◆ DATASET EXTRACT ◆

-- begin --

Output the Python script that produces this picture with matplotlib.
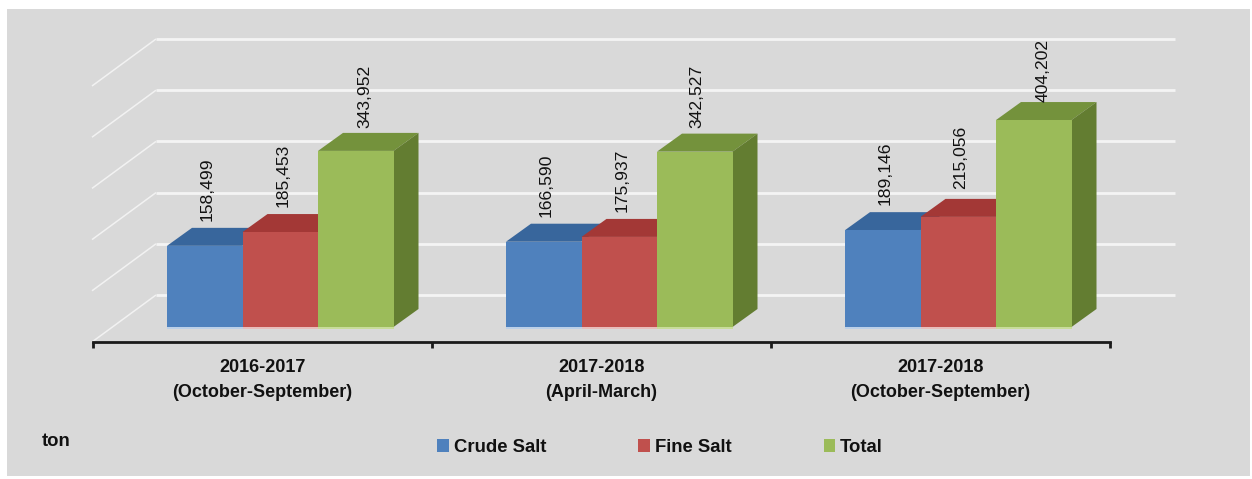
import matplotlib
matplotlib.use("Agg")
import matplotlib.pyplot as plt
from matplotlib.patches import Polygon, Rectangle

# data
periods = ["2016-2017\n(October-September)", "2017-2018\n(April-March)", "2017-2018\n(October-September)"]
crude_salt = [158499, 166590, 189146]
fine_salt = [185453, 175937, 215056]
total = [343952, 342527, 404202]
grid_values = [0, 100000, 200000, 300000, 400000, 500000]

W, H = 1252, 479
PX_X = 339.0        # pixels per category
PX_V = 0.000512     # pixels per ton
X0_PX, Y0_PX = 93, 327   # where x=0 and value=0 sit in the picture

BG = "#D9D9D9"
FRONT = ["#4F81BD", "#C0504D", "#9BBB59"]
TOP = ["#38669C", "#A33836", "#74923C"]
HALO = ["#BCD0E8", "#E8BDBB", "#C8DC9A"]
SIDE = "#637D31"
INK = "#111111"

plt.rcParams["font.family"] = ["Liberation Sans", "DejaVu Sans"]


def dx(px):
    return px / PX_X


def dv(px):
    return px / PX_V


fig = plt.figure(figsize=(W / 100, H / 100), dpi=100, facecolor="white")
fig.add_artist(Rectangle((7 / W, 1 - 476 / H), 1243 / W, 467 / H, transform=fig.transFigure,
                         facecolor=BG, edgecolor="none", zorder=-5))
ax = fig.add_axes([0, 0, 1, 1], facecolor="none")
ax.set_xlim(dx(-X0_PX), dx(W - X0_PX))
ax.set_ylim(dv(Y0_PX - H), dv(Y0_PX))

# back wall and floor lines
for v in grid_values:
    y_back = v + dv(32)
    y_front = y_back - dv(47)
    ax.plot([dx(-1), dx(63)], [y_front, y_back], color="#F2F2F2", lw=1.1, solid_capstyle="butt", zorder=1)
    ax.plot([dx(63), dx(1082)], [y_back, y_back], color="#F4F4F4", lw=2, solid_capstyle="butt", zorder=1)

# bars with a fake 3d depth
bar_w = dx(75.5)
start = dx(74)
depth_x, depth_y = dx(25), dv(18)
series = [crude_salt, fine_salt, total]
names = ["Crude Salt", "Fine Salt", "Total"]
# hand nudges for the value labels, in points
label_dx = [[1.5, 1.5, 1.5], [2, 2, 2], [6.5, 1.5, 7]]
label_dy = [[18, 18, 18], [18, 18, 20], [16.5, 17, 13]]
handles = []
for s, vals in enumerate(series):
    lefts = [i + start + s * bar_w for i in range(3)]
    for left, v in zip(lefts, vals):
        ax.add_patch(Polygon([(left, v), (left + depth_x, v + depth_y),
                              (left + bar_w + depth_x, v + depth_y), (left + bar_w, v)],
                             facecolor=TOP[s], edgecolor="none", zorder=2 + s))
        if s == 2:
            ax.add_patch(Polygon([(left + bar_w, 0), (left + bar_w + depth_x, depth_y),
                                  (left + bar_w + depth_x, v + depth_y), (left + bar_w, v)],
                                 facecolor=SIDE, edgecolor="none", zorder=2 + s))
    # light fringe under the bars
    ax.bar(lefts, dv(2), bottom=dv(-2), width=bar_w, align="edge", color=HALO[s], zorder=2 + s)
    bars = ax.bar(lefts, vals, width=bar_w, align="edge", color=FRONT[s], label=names[s], zorder=2.5 + s)
    handles.append(bars)
    for i, (left, v) in enumerate(zip(lefts, vals)):
        ax.annotate(f"{v:,}", (left + bar_w / 2, v), xytext=(label_dx[s][i], label_dy[s][i]),
                    textcoords="offset points", rotation=90, ha="center", va="bottom",
                    fontsize=12.6, color=INK, zorder=8)

# axis
for name in ["top", "left", "right"]:
    ax.spines[name].set_visible(False)
ax.spines["bottom"].set_position(("data", dv(-15)))
ax.spines["bottom"].set_bounds(0, 3)
ax.spines["bottom"].set_linewidth(2)
ax.spines["bottom"].set_color("#1A1A1A")
ax.set_xticks([0, 1, 2, 3], labels=[])
ax.set_xticks([0.5, 1.5, 2.5], labels=periods, minor=True)
ax.tick_params(axis="x", which="major", length=4.5, width=2, color="#1A1A1A")
ax.tick_params(axis="x", which="minor", length=0, pad=12.5, labelsize=13, labelcolor=INK)
for t in ax.get_xticklabels(minor=True):
    t.set_fontweight("bold")
    t.set_linespacing(1.6)
ax.set_yticks([])

ax.text(dx(42 - X0_PX), dv(Y0_PX - 442), "ton", fontsize=13.3, fontweight="bold", color=INK, va="center")

leg = ax.legend(handles, names, ncol=3, loc="center left", bbox_to_anchor=(420.5 / W, 1 - 447 / H),
                frameon=False, handlelength=0.62, handleheight=0.7, handletextpad=0.27,
                columnspacing=5.0, labelcolor=INK, prop={"weight": "bold", "size": 13.3})

fig.savefig("out.png", dpi=100)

-- end --

◆ AIM ◆
Quote, exactly and only, the lines from the first line of the data above through the line containing "return px / PX_V". The pictures do not belong in it.

◆ PROBLEM SOLUTION ◆
Output the Python script that produces this picture with matplotlib.
import matplotlib
matplotlib.use("Agg")
import matplotlib.pyplot as plt
from matplotlib.patches import Polygon, Rectangle

# data
periods = ["2016-2017\n(October-September)", "2017-2018\n(April-March)", "2017-2018\n(October-September)"]
crude_salt = [158499, 166590, 189146]
fine_salt = [185453, 175937, 215056]
total = [343952, 342527, 404202]
grid_values = [0, 100000, 200000, 300000, 400000, 500000]

W, H = 1252, 479
PX_X = 339.0        # pixels per category
PX_V = 0.000512     # pixels per ton
X0_PX, Y0_PX = 93, 327   # where x=0 and value=0 sit in the picture

BG = "#D9D9D9"
FRONT = ["#4F81BD", "#C0504D", "#9BBB59"]
TOP = ["#38669C", "#A33836", "#74923C"]
HALO = ["#BCD0E8", "#E8BDBB", "#C8DC9A"]
SIDE = "#637D31"
INK = "#111111"

plt.rcParams["font.family"] = ["Liberation Sans", "DejaVu Sans"]


def dx(px):
    return px / PX_X


def dv(px):
    return px / PX_V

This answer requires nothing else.